Core facts: Total revenue generated by Robinhood Chain in its first 44 days? ~$816,000. Of that, Ethereum L1 received ~$1,538. Arbitrum got ~$81,600. Robinhood kept the rest. The bridge holds 82,895 ETH—call it $147.5 million at current prices. That's real demand. But demand without usage is just a static pool. And so far, usage hasn't translated into meaningful L1 fees.
Here's the hidden piece: the majority of bridged ETH likely came from users hunting a potential Robinhood airdrop. Not from organic DeFi activity. If the airdrop ends, will that ETH flow back? Probably. The TVL could evaporate faster than a bull run hype.

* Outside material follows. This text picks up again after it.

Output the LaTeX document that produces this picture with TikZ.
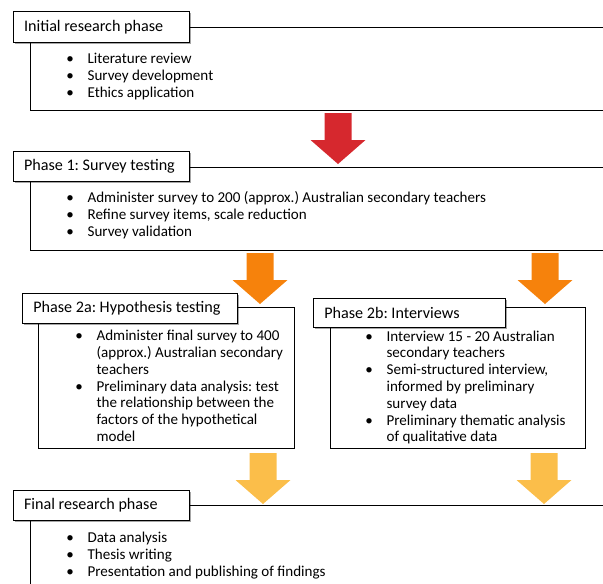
\documentclass[tikz,border=0pt]{standalone}
\usepackage{fontspec}
\setmainfont{Carlito}
\usetikzlibrary{shadows}
\definecolor{redA}{RGB}{214,40,46}
\definecolor{orangeA}{RGB}{246,130,12}
\definecolor{yellowA}{RGB}{251,190,74}
\newcommand\bitem[1]{\makebox[16pt][l]{\textbullet}#1}
\newcommand\citem[1]{\hspace*{16pt}#1}
\newcommand\ttl[2]{\makebox[#1][l]{#2}}
\tikzset{
  phasebox/.style={draw=black, line width=1pt, inner sep=0pt, anchor=north west},
  titlebox/.style={draw=black, fill=white, line width=1pt, anchor=north west,
    inner xsep=8pt, inner ysep=0pt,
    font=\fontsize{12.1}{14}\selectfont\frenchspacing,
    drop shadow={shadow xshift=1.3pt, shadow yshift=-1.3pt, opacity=0.35, fill=black}},
  listtext/.style={anchor=west, inner sep=0pt, align=left,
    font=\fontsize{11.3}{12.6}\selectfont\frenchspacing},
  barrow/.pic={\fill[#1] (-13.5,0) -- (13.5,0) -- (13.5,27) -- (27.5,27) -- (0,51)
    -- (-27.5,27) -- (-13.5,27) -- cycle;}
}
\begin{document}
\begin{tikzpicture}[x=0.75pt,y=-0.75pt]
\useasboundingbox (0,0) rectangle (603,583);
\clip (0,0) rectangle (603,583);
% main boxes
\node[phasebox, minimum width=442.5pt, minimum height=62.25pt] (b0) at (30,27) {};
\node[phasebox, minimum width=442.5pt, minimum height=62.25pt] (b1) at (30,167) {};
\node[phasebox, minimum width=192pt, minimum height=105.75pt] (b2a) at (38,307) {};
\node[phasebox, minimum width=191.25pt, minimum height=105.75pt] (b2b) at (330,307) {};
\node[phasebox, minimum width=442.5pt, minimum height=90pt] (bf) at (30,505) {};
% block arrows
\pic at (338,113) {barrow=redA};
\pic at (260,253) {barrow=orangeA};
\pic at (545,253) {barrow=orangeA};
\pic at (263,453) {barrow=yellowA};
\pic at (544,453) {barrow=yellowA};
% lists
\node[listtext] (l0) at (66,76.5) {\bitem{Literature review}\\ \bitem{Survey development}\\ \bitem{Ethics application}};
\node[listtext] (l1) at (66,215) {\bitem{Administer survey to 200 (approx.) Australian secondary teachers}\\ \bitem{Refine survey items, scale reduction}\\ \bitem{Survey validation}};
\node[listtext] (l2a) at (75,386) {\bitem{Administer final survey to 400}\\ \citem{(approx.) Australian secondary}\\ \citem{teachers}\\ \bitem{Preliminary data analysis: test}\\ \citem{the relationship between the}\\ \citem{factors of the hypothetical}\\ \citem{model}};
\node[listtext] (l2b) at (365,387.5) {\bitem{Interview 15 - 20 Australian}\\ \citem{secondary teachers}\\ \bitem{Semi-structured interview,}\\ \citem{informed by preliminary}\\ \citem{survey data}\\ \bitem{Preliminary thematic analysis}\\ \citem{of qualitative data}};
\node[listtext] (lf) at (66,555.5) {\bitem{Data analysis}\\ \bitem{Thesis writing}\\ \bitem{Presentation and publishing of findings}};
% title boxes
\node[titlebox, minimum width=132pt, minimum height=23.25pt] (t0) at (12.7,11) {\ttl{116pt}{Initial research phase}};
\node[titlebox, minimum width=132pt, minimum height=22.5pt] (t1) at (12.7,151) {\ttl{116pt}{Phase 1: Survey testing}};
\node[titlebox, minimum width=161.25pt, minimum height=22.5pt] (t2a) at (22,293) {\ttl{145.25pt}{Phase 2a: Hypothesis testing}};
\node[titlebox, minimum width=144pt, minimum height=21.75pt] (t2b) at (313,298) {\ttl{128pt}{Phase 2b: Interviews}};
\node[titlebox, minimum width=132pt, minimum height=22.5pt] (tf) at (12.7,490) {\ttl{116pt}{Final research phase}};
\end{tikzpicture}
\end{document}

But let's not bury the counter-narrative. Joe Lubin, Consensys founder, argues that every L2 application chain absorbs ETH supply through staking and bridging. "Monetary premium"—the idea that ETH's value comes from being the universal collateral of the crypto economy, not from burn rates. The 2017 break didn't teach us about staking. But the 2020 Uniswap liquidity mining sprint did. I ran a Python script then, monitoring Uniswap V2 reserves, and learned that community energy moves markets as much as code. Energy—that's what Robinhood Chain has: a built-in user base of 10 million+ traders. If even 1% uses the chain actively, the demand for ETH as gas and collateral could dwarf the settlement fee story.
My contrarian angle: Everyone fixates on the $1,538. That's a distraction. The real signal is the bridge—82,895 ETH that would otherwise sit in Robinhood's centralized wallets now exist on a chain secured by Ethereum. Every block, they inherit L1 finality. That's a qualitative leap. Centralized exchanges are voluntarily moving assets onto Ethereum's security umbrella. That's a one-way door. Once users experience permissionless self-custody (even via a sequencer), they won't go back.

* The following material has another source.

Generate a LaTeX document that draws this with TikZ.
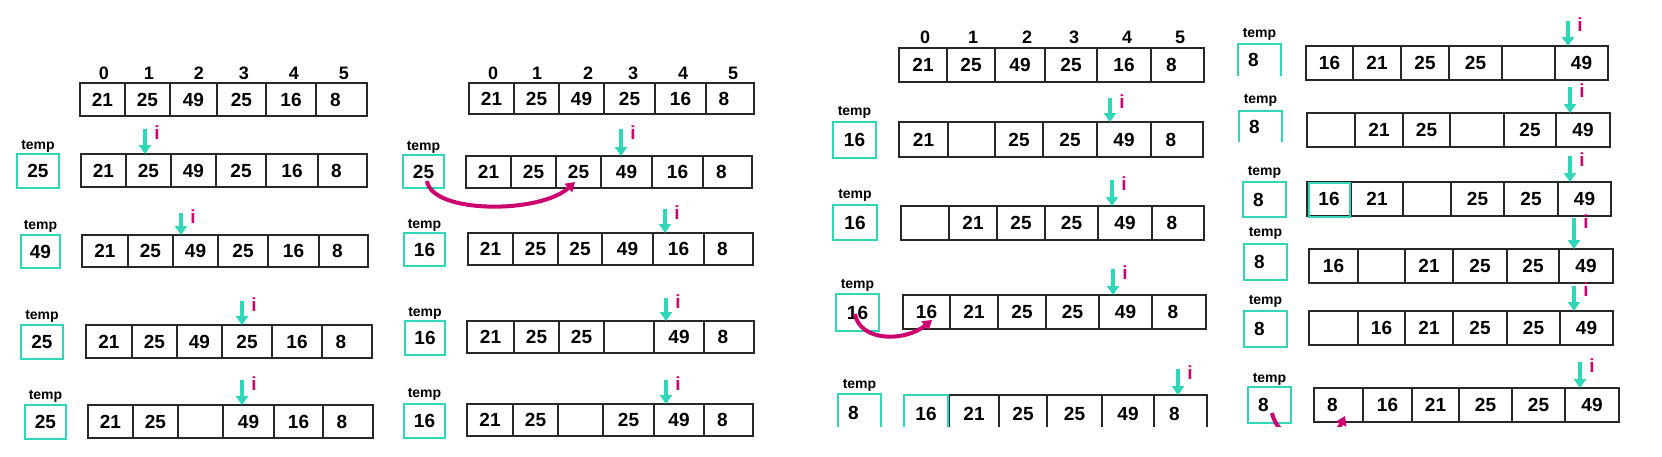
\documentclass[tikz,border=0pt]{standalone}
\usepackage{fontspec}
\setmainfont{Liberation Sans}
\usetikzlibrary{arrows.meta}
\definecolor{tealc}{RGB}{48,214,184}
\definecolor{magc}{RGB}{204,0,110}
\definecolor{edgec}{RGB}{40,40,40}
\tikzset{
 cell/.style={draw=edgec, line width=1.8pt, inner sep=0pt, font=\fontsize{19}{19}\selectfont\bfseries},
 tbox/.style={draw=tealc, line width=1.8pt, inner sep=0pt, font=\fontsize{19}{19}\selectfont\bfseries},
 topen/.style={inner sep=0pt, font=\fontsize{19}{19}\selectfont\bfseries},
 tlbl/.style={font=\fontsize{14}{14}\selectfont\bfseries, inner sep=0pt},
 idx/.style={font=\fontsize{18}{18}\selectfont\bfseries, inner sep=0pt},
 ilbl/.style={font=\fontsize{19}{19}\selectfont\bfseries, text=magc, inner sep=0pt},
 ptr/.style={draw=tealc, line width=4pt, -{Triangle[width=12pt,length=9pt]}},
 swapline/.style={draw=magc, line width=4pt, -{Triangle[width=11pt,length=9pt]}},
}
\newcommand\E{8\hspace*{12pt}}
% array row: name, ytop, ybot, {x boundaries}, {values}
\newcommand\Arr[5]{\foreach \v [count=\k from 0] in {#5}{%
 \pgfmathsetmacro\xa{{#4}[\k]}%
 \pgfmathsetmacro\xb{{#4}[\k+1]}%
 \node[cell, minimum width={(\xb-\xa)*1pt}, minimum height={(#3-#2)*1pt}] (#1-\k) at ({(\xa+\xb)/2},{(#2+#3)/2}) {\v};}}
% temp box: name, x0, x1, y0, y1, value, label y
\newcommand\Tmp[7]{%
 \node[tbox, minimum width={(#3-#2)*1pt}, minimum height={(#5-#4)*1pt}] (#1) at ({(#2+#3)/2},{(#4+#5)/2}) {#6};
 \node[tlbl] (#1-l) at ({(#2+#3)/2},#7) {temp};}
% open-bottom temp box
\newcommand\TmpOpen[7]{%
 \node[topen, minimum width={(#3-#2)*1pt}, minimum height={(#5-#4)*1pt}] (#1) at ({(#2+#3)/2},{(#4+#5)/2}) {#6};
 \draw[tealc, line width=1.8pt] (#1.south west) -- (#1.north west) -- (#1.north east) -- (#1.south east);
 \node[tlbl] (#1-l) at ({(#2+#3)/2},#7) {temp};}
% pointer: name, x, ytop, ybot
\newcommand\Ptr[4]{%
 \coordinate (#1-s) at (#2,#3);
 \coordinate (#1-e) at (#2,#4);
 \draw[ptr] (#1-s) -- (#1-e);
 \node[ilbl] (#1-i) at (#2+12,#3+4) {i};}
% index labels: prefix, y, {xs}
\newcommand\Idx[3]{\foreach \xx [count=\k from 0] in {#3}{\node[idx] (#1-\k) at (\xx,#2) {\k};}}

\begin{document}
\begin{tikzpicture}[x=1pt,y=-1pt]
\useasboundingbox[fill=white] (0,0) rectangle (1662,456);

% ---------- panel 1 ----------
\Idx{iA}{73}{104,149,199,244,294,344}
\Arr{A1}{83}{116}{80,125,170,217,266,316,367}{21,25,49,25,16,\E}
\Arr{A2}{154}{187}{81,126,171,216,266,318,367}{21,25,49,25,16,\E}
\Tmp{tA2}{17}{59}{154}{188}{25}{146}
\Ptr{pA2}{145}{129}{154}
\Arr{A3}{235}{267}{82,128,173,218,268,319,368}{21,25,49,25,16,\E}
\Tmp{tA3}{21}{60}{235}{268}{49}{226}
\Ptr{pA3}{181}{213}{235}
\Arr{A4}{325}{358}{86,132,177,222,272,322,372}{21,25,49,25,16,\E}
\Tmp{tA4}{21}{63}{325}{359}{25}{316}
\Ptr{pA4}{242}{301}{325}
\Arr{A5}{405}{438}{88,133,178,223,274,323,373}{21,25,{},49,16,\E}
\Tmp{tA5}{25}{66}{405}{439}{25}{396}
\Ptr{pA5}{242}{380}{405}

% ---------- panel 2 ----------
\Idx{iB}{73}{493,537,588,633,683,733}
\Arr{B1}{83}{114}{469,514,559,604,655,706,754}{21,25,49,25,16,\E}
\Arr{B2}{156}{188}{466,511,556,601,652,703,752}{21,25,25,49,16,\E}
\Tmp{tB2}{403}{444}{155}{188}{25}{147}
\Ptr{pB2}{621}{129}{156}
\coordinate (mB-s) at (427,181);
\coordinate (mB-e) at (575,182);
\draw[swapline] (mB-s) .. controls (432,214) and (540,214) .. (mB-e);
\Arr{B3}{233}{265}{468,513,558,602,653,704,753}{21,25,25,49,16,\E}
\Tmp{tB3}{404}{445}{233}{266}{16}{225}
\Ptr{pB3}{665}{209}{233}
\Arr{B4}{321}{353}{467,514,559,604,654,704,754}{21,25,25,{},49,\E}
\Tmp{tB4}{405}{445}{321}{355}{16}{313}
\Ptr{pB4}{666}{298}{321}
\Arr{B5}{404}{436}{467,513,558,603,654,704,753}{21,25,{},25,49,\E}
\Tmp{tB5}{404}{445}{404}{438}{16}{394}
\Ptr{pB5}{666}{380}{404}

% ---------- panel 3 ----------
\Idx{iC}{37}{925,973,1027,1074,1127,1180}
\Arr{C1}{48}{82}{899,947,995,1045,1097,1151,1204}{21,25,49,25,16,\E}
\Arr{C2}{122}{157}{899,948,995,1043,1097,1151,1203}{21,{},25,25,49,\E}
\Tmp{tC2}{833}{876}{122}{158}{16}{112}
\Ptr{pC2}{1110}{98}{122}
\Arr{C3}{206}{240}{901,949,997,1045,1098,1152,1204}{{},21,25,25,49,\E}
\Tmp{tC3}{833}{877}{205}{240}{16}{195}
\Ptr{pC3}{1112}{180}{206}
\Arr{C4}{295}{329}{903,950,998,1046,1099,1152,1206}{16,21,25,25,49,\E}
\Tmp{tC4}{836}{879}{294}{331}{16}{285}
\Ptr{pC4}{1113}{269}{295}
\coordinate (mC-s) at (855,314);
\coordinate (mC-e) at (932,320);
\draw[swapline] (mC-s) .. controls (860,342) and (905,342) .. (mC-e);

% ---------- panel 4 ----------
\Arr{D1}{46}{80}{1306,1353,1401,1449,1502,1555,1608}{16,21,25,25,{},49}
\TmpOpen{tD1}{1238}{1281}{44}{76}{\E}{34}
\Ptr{pD1}{1568}{21}{46}
\Arr{D2}{113}{147}{1307,1355,1403,1450,1504,1556,1610}{{},21,25,{},25,49}
\TmpOpen{tD2}{1239}{1282}{111}{142}{\E}{100}
\Ptr{pD2}{1570}{87}{113}
\Arr{D3}{182}{216}{1307,1351,1403,1451,1504,1558,1611}{16,21,{},25,25,49}
\node[draw=tealc, line width=1.6pt, minimum width=41pt, minimum height=34pt, inner sep=0pt] (D3-f) at (1329.5,200) {};
\Tmp{tD3}{1243}{1286}{182}{217}{\E}{172}
\Ptr{pD3}{1570}{156}{182}
\Arr{D4}{249}{283}{1309,1358,1405,1453,1507,1559,1613}{16,{},21,25,25,49}
\Tmp{tD4}{1244}{1287}{244}{280}{\E}{233}
\Ptr{pD4}{1574}{218}{249}
\Arr{D5}{311}{345}{1309,1358,1405,1453,1507,1560,1613}{{},16,21,25,25,49}
\Tmp{tD5}{1244}{1287}{311}{347}{\E}{301}
\Ptr{pD5}{1574}{286}{311}
\Arr{D6}{388}{422}{1314,1363,1412,1459,1512,1565,1619}{\E,16,21,25,25,49}
\Tmp{tD6}{1248}{1291}{387}{423}{\E}{379}
\Ptr{pD6}{1580}{362}{388}

% ---------- clipped bottom of right half ----------
\begin{scope}
\clip (780,0) rectangle (1662,426);
\Arr{C5}{395}{432}{949,999,1047,1102,1154,1207}{21,25,25,49,\E}
\node[tbox, minimum width=44pt, minimum height=37pt] (C5-f) at (926,413.5) {16};
\Tmp{tC5}{838}{881}{394}{432}{\E}{385}
\coordinate (mD-s) at (1272,413);
\coordinate (mD-e) at (1345,416);
\draw[swapline] (mD-s) .. controls (1280,448) and (1330,448) .. (mD-e);
\end{scope}
\Ptr{pC5}{1178}{369}{395}

\end{tikzpicture}
\end{document}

Still, the numbers don't lie on the income side. If every major exchange builds its own L2 and pays Ethereum 0.15% revenue, ETH as an investment asset loses its cash flow narrative. Valente from Galaxy Research nailed it: "Ethereum won the transaction, but it's becoming the landlord in a tenant's market."
But I've seen this play before. In 2021, Bored Ape Yacht Club floor prices lagged Twitter influencer mentions by minutes. I published a guide on "Social Alpha Arbitrage" then. The lesson? Narrative dominates short-term price; fundamentals dominate long-term value. Today, the narrative is negative for ETH—low fees, high hype. But the fundamental shift—trusting billions of dollars to Ethereum's security—is quietly bullish.
Takeaway: Watch the bridge. If Robinhood Chain's TVL stabilizes above $200 million for more than a month, the demand absorption thesis gains credence. If it drops below $50 million after any airdrop, the "monetary premium" is just talk. For now, macro—interest rates, ETF flows—remains ETH's primary catalyst. Robinhood Chain is a fascinating experiment, not a price mover. Yet.
I'll leave you with this: The 2017 break didn't kill Ethereum. The 2022 collapse didn't either. Robinhood Chain won't save it or sink it. But it will force us to answer a question we've avoided: Do we value Ethereum for what it earns, or for what it secures?
Trust the code, but verify the pulse. The pulse here says the crowd is still shouting about rent. I'm listening to the heartbeat of the bridge.